Is Relief More Powerful Than Happiness?
I have a vivid memory of a warm summer’s day in my hometown. I was crossing the main square, and a women on a bicycle drew up beside me and asked for directions. Then she glanced back, and saw the empty kiddy seat on the back of her bike. She left out a high pitched, anguished scream, jumped off her bike and let it crash onto the pavement. “Lily! Lily! Where are you?” she screamed. “My kid, my kid! I lost her!” The look in her eyes was pure panic. She looked through me, in that second no one was real, her entire world was her missing daughter. She started to run, panicked, back the way she came from, but a man stopped her. “Is this your kid?” he asked, and holding his hand was little Lily. It only lasted thirty seconds, the time between realising her daughter had hopped off the bike and finding her, but the look of pure, utter joy in that mothers eyes, the passion with which she scooped Lily up into her arms and embraced her, it was so intense that it still makes me cry whenever I think about it.
Our brains on relief
Relief — the feeling of a return to normal, from pain, fear, hunger, thirst, or an intense need to urinate — is an emotion so extreme it takes your breath away. Maybe that is why we sigh in relief.
Until you are suffering, you don’t realise how amazing the absence of pain feels. Those of us lucky enough not to face chronic pain or mental illness often take for granted how amazing it is to feel … nothing. Only when the pain or catastrophe subsides do we fully appreciate it. Relief is an emotion rooted in the absence of feeling — it is what is left when pain or distress subsides.
Relief is a deep breath as you break the surface of the water. It is waking up from a nightmare and realising the racoon with knives for hands isn’t really on your tail. It is a feeling so strong it gives taste to water — the best taste in the world, when you are parched.
For Greek philosopher Epicurus, pleasure itself is nothing more than “the absence of pain in the body and of troubles in the soul” and the highest form of pleasure is the abatement of pain — otherwise known as relief.
In the brain, different forms of relief closely resemble each other, whether it is itching an itch or when your partner finally turns their alarm clock off or when you are an addict finally getting a fix.
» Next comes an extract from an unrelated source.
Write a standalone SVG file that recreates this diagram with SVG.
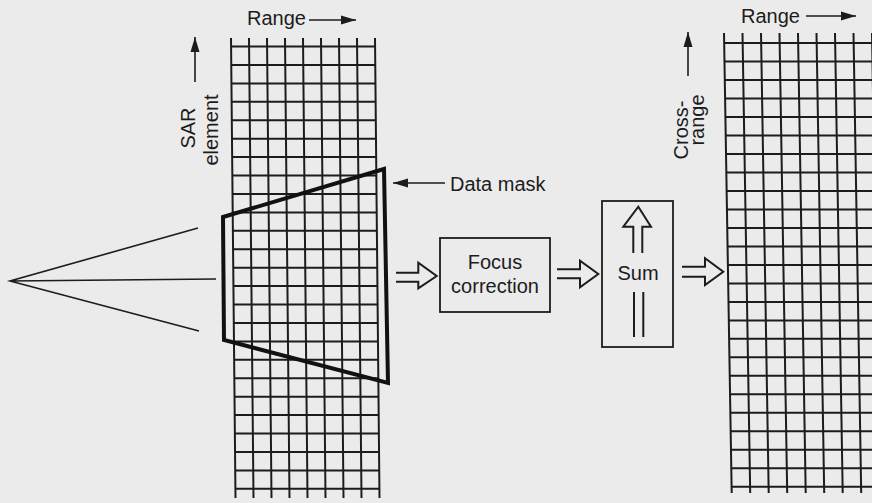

A 2013 study in PLOS ONE showed that these various forms of relief activate the same reward-related brain systems, and deactivation of the areas of the brain active when we experience negative events.
‘Catastrophe has been averted. Let us all breathe a big, long sigh of relief’
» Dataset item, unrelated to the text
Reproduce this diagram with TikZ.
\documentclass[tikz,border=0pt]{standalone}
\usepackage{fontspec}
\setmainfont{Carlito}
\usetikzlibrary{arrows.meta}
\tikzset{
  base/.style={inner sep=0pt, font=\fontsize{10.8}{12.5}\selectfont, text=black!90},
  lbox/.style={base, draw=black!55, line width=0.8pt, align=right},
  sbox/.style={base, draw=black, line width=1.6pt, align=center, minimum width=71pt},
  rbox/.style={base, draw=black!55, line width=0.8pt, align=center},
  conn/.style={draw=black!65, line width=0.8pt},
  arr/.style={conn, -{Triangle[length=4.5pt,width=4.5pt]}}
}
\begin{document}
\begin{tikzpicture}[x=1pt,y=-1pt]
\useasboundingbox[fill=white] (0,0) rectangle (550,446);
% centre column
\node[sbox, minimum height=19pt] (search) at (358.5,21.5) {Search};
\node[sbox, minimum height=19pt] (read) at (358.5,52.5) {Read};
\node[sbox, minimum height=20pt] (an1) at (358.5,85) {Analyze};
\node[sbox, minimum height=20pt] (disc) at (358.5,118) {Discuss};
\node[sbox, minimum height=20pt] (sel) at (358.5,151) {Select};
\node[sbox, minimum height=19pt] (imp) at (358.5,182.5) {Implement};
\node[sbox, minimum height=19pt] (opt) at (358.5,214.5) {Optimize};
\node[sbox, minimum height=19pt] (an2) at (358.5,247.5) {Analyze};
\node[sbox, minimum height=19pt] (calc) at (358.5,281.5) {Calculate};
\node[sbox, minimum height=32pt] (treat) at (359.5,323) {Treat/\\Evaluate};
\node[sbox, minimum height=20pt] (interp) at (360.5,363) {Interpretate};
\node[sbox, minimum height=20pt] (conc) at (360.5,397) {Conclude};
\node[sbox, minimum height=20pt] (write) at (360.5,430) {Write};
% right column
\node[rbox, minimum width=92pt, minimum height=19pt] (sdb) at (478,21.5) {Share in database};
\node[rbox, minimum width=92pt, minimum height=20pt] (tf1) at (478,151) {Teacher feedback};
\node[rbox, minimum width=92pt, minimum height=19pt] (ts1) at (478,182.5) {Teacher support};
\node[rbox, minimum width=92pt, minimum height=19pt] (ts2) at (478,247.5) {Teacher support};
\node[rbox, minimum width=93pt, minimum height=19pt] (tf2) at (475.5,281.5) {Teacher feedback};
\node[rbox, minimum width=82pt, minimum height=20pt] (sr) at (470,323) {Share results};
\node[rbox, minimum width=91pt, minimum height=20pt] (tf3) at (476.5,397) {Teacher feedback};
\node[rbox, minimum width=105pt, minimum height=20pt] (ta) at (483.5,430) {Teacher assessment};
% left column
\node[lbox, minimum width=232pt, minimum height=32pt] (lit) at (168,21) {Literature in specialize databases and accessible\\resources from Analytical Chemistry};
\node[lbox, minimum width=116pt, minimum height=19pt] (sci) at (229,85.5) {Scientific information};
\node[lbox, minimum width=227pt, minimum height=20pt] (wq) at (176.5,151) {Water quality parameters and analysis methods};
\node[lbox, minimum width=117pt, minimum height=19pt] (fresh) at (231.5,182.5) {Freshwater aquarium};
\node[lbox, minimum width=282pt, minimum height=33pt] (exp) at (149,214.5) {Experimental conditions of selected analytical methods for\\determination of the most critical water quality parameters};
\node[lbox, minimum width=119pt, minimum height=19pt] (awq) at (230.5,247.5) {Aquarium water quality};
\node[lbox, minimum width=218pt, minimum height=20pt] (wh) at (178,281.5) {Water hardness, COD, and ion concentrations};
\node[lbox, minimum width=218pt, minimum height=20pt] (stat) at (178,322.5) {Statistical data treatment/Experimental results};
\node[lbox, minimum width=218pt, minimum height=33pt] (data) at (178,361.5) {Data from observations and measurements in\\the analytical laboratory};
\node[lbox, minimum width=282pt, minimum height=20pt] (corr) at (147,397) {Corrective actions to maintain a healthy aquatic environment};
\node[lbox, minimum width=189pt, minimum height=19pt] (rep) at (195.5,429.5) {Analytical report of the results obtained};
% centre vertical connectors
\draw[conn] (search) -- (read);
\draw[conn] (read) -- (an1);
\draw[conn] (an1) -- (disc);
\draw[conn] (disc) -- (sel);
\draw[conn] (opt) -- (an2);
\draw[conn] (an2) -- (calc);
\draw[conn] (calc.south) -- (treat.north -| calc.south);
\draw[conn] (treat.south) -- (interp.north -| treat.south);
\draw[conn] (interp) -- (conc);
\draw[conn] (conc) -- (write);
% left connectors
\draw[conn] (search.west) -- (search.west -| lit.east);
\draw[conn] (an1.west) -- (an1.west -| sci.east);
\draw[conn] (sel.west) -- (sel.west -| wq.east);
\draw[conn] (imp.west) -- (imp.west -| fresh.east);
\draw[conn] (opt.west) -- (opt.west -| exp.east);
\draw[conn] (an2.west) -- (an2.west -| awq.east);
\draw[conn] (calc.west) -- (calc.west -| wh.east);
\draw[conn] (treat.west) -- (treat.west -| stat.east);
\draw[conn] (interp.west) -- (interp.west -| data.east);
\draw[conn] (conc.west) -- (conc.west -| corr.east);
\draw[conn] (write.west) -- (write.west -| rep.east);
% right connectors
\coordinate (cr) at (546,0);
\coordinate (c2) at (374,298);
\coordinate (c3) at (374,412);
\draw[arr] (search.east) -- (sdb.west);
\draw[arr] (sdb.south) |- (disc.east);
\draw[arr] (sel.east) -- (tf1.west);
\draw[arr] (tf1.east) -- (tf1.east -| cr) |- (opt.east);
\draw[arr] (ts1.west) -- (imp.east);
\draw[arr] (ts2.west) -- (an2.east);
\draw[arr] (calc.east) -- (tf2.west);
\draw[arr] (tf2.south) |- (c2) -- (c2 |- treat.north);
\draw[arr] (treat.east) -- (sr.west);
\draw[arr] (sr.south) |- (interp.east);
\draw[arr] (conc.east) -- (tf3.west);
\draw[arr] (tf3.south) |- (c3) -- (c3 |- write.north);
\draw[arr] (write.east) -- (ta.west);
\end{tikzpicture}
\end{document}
Yesterday, Trump exited the White House with his tail between his legs, his parting words as incoherant yet ominous as his presidency. “Have a good life … we will be back,” he said, before boarding a plane to Florida, refusing to acknowledge the importance of a democratic transfer of power by not attending Biden’s inauguration ceremony.
There is a definite sense of relief, seeing him leave. Finally, the past four years of white supremacy and sexism sitting at the head of the country are over. “Catastrophe has been averted. Let us all breathe a big, long sigh of relief,” wrote novelist France Prose in The Guardian last November. “This election result is like the final scene of a disaster film: the sun is shining, the sky is clear, the birds — those birds that are left — are sweetly singing.” We can be slightly less scared. We survived.
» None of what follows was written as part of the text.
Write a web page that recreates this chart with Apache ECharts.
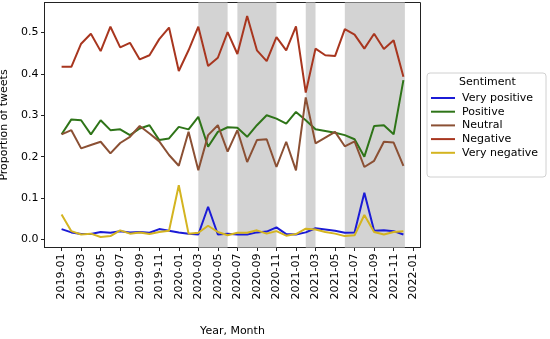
<!DOCTYPE html>
<html><head><meta charset="utf-8">
<script src="https://cdn.jsdelivr.net/npm/echarts@6/dist/echarts.min.js"></script>
<style>html,body{margin:0;padding:0;background:#fff}#c{width:550px;height:339px}</style>
</head><body><div id="c"></div>
<script>
const tickLabels = ['2019-01','2019-03','2019-05','2019-07','2019-09','2019-11','2020-01','2020-03','2020-05','2020-07','2020-09','2020-11','2021-01','2021-03','2021-05','2021-07','2021-09','2021-11','2022-01'];
const yTicks = [0, 0.1, 0.2, 0.3, 0.4, 0.5];
const seriesNames = ['Very positive','Positive','Neutral','Negative','Very negative'];
const veryPositive = [0.025,0.017,0.013,0.013,0.018,0.016,0.020,0.017,0.018,0.016,0.025,0.021,0.017,0.014,0.012,0.079,0.012,0.014,0.012,0.012,0.017,0.019,0.029,0.013,0.012,0.017,0.027,0.024,0.021,0.016,0.017,0.113,0.021,0.022,0.020,0.012];
const positive = [0.254,0.290,0.288,0.254,0.288,0.264,0.266,0.252,0.268,0.276,0.240,0.244,0.272,0.266,0.296,0.224,0.260,0.271,0.270,0.248,0.276,0.300,0.292,0.280,0.308,0.288,0.266,0.262,0.258,0.252,0.242,0.200,0.274,0.276,0.254,0.385];
const neutral = [0.254,0.264,0.220,0.228,0.236,0.208,0.233,0.248,0.274,0.256,0.237,0.204,0.178,0.260,0.167,0.252,0.276,0.212,0.264,0.187,0.240,0.242,0.175,0.236,0.167,0.343,0.232,0.246,0.260,0.225,0.237,0.175,0.190,0.236,0.234,0.178];
const negative = [0.417,0.417,0.473,0.497,0.455,0.514,0.464,0.475,0.435,0.445,0.484,0.512,0.407,0.457,0.514,0.419,0.439,0.501,0.448,0.540,0.457,0.431,0.489,0.457,0.515,0.355,0.461,0.445,0.443,0.508,0.495,0.461,0.497,0.460,0.481,0.393];
const veryNegative = [0.060,0.020,0.012,0.014,0.006,0.008,0.022,0.014,0.017,0.013,0.018,0.021,0.131,0.014,0.016,0.033,0.018,0.010,0.016,0.016,0.022,0.014,0.020,0.009,0.013,0.026,0.024,0.018,0.014,0.008,0.010,0.059,0.018,0.012,0.018,0.020];
// shaded periods as month indices (0 = 2019-01)
const shadedPeriods = [[14, 17], [18, 22], [25, 26], [29, 35.15]];

const colors = ['#1b1bd6', '#2e7418', '#8b5034', '#a8361f', '#d4b420'];
const allSeries = [veryPositive, positive, neutral, negative, veryNegative];
const FONT = 'DejaVu Sans';

const chart = echarts.init(document.getElementById('c'), null, {renderer: 'canvas'});
const series = [{
  type: 'line', name: '_shade', data: [], silent: true,
  markArea: {silent: true, itemStyle: {color: '#d3d3d3'},
    data: shadedPeriods.map(p => [{xAxis: p[0]}, {xAxis: p[1]}])}
}];
allSeries.forEach((arr, k) => {
  series.push({
    type: 'line', name: seriesNames[k], data: arr.map((v, i) => [i, v]),
    symbol: 'none', lineStyle: {width: 2, color: colors[k]}, itemStyle: {color: colors[k]},
    z: 3
  });
});

chart.setOption({
  animation: false,
  textStyle: {fontFamily: FONT},
  grid: {left: 44.5, right: 129.5, top: 2.5, bottom: 91.5, show: true, borderColor: '#222', borderWidth: 1,
    containLabel: false, outerBoundsMode: 'none'},
  xAxis: {
    type: 'value', min: -1.75, max: 36.75,
    name: 'Year, Month', nameLocation: 'middle', nameGap: 78,
    nameTextStyle: {color: '#000', fontSize: 11, fontFamily: FONT},
    axisLine: {show: true, onZero: false, lineStyle: {color: '#222'}},
    axisTick: {show: true, length: 3.5, lineStyle: {color: '#222'}, customValues: tickLabels.map((_, j) => j * 2)},
    axisLabel: {rotate: 90, color: '#000', fontSize: 11, fontFamily: FONT, margin: 6,
      customValues: tickLabels.map((_, j) => j * 2),
      formatter: v => tickLabels[Math.round(v / 2)] || ''},
    splitLine: {show: false}
  },
  yAxis: {
    type: 'value', min: -0.0195, max: 0.5725,
    name: 'Proportion of tweets', nameLocation: 'middle', nameGap: 31, nameRotate: 90,
    nameTextStyle: {color: '#000', fontSize: 11, fontFamily: FONT},
    axisLine: {show: true, onZero: false, lineStyle: {color: '#222'}},
    axisTick: {show: true, length: 3.5, lineStyle: {color: '#222'}, customValues: yTicks},
    axisLabel: {color: '#000', fontSize: 11, fontFamily: FONT, margin: 6, customValues: yTicks,
      formatter: v => v.toFixed(1)},
    splitLine: {show: false}
  },
  legend: {
    data: seriesNames, orient: 'vertical', left: 431, top: 92.5,
    itemWidth: 24, itemHeight: 14, itemGap: 2.7,
    icon: 'path://M0,0 L24,0 L24,2 L0,2 Z',
    textStyle: {color: '#000', fontSize: 11, fontFamily: FONT, padding: [0, 0, 0, 2]},
    padding: 0
  },
  graphic: [
    {type: 'rect', left: 426.5, top: 72.5, shape: {width: 119, height: 104, r: 3},
      style: {fill: '#fff', stroke: '#d0d0d0', lineWidth: 1}, z: 0},
    {type: 'text', left: 459, top: 77, style: {text: 'Sentiment', fontSize: 11, fontFamily: FONT, fill: '#000'}, z: 1}
  ],
  series: series
});
</script></body></html>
Of course, many people did not, and the feeling of relief is tainted. Last week, white supremacists stormed the Capitol and took with them the comfort of taking democracy for granted. Far-right media continue to repeat Trump’s lies about the election being stolen. 74 million people voted for an autocrat, and they aren’t going anywhere. But still, let us enjoy being able to take a deep breath, even if it is of deeply polluted air.
Let us feel that relief, and let it give us the strength to keep on fighting. Biden is better than Trump, but he is still not the president I would hope for. We shall have to continue to fight for social justice over the next four years. Meanwhile, we will still have to continue to fight Trump and those millions of Americans who think like him.
This relief feels good, but it is no replacement for happiness. We cannot live in the extremes of great pain and great relief. Not when that pain consisted in real people who paid with their lives, their livelihoods, their freedom.
We can do better than just the abatement of pain and the avoidance of catastrophe.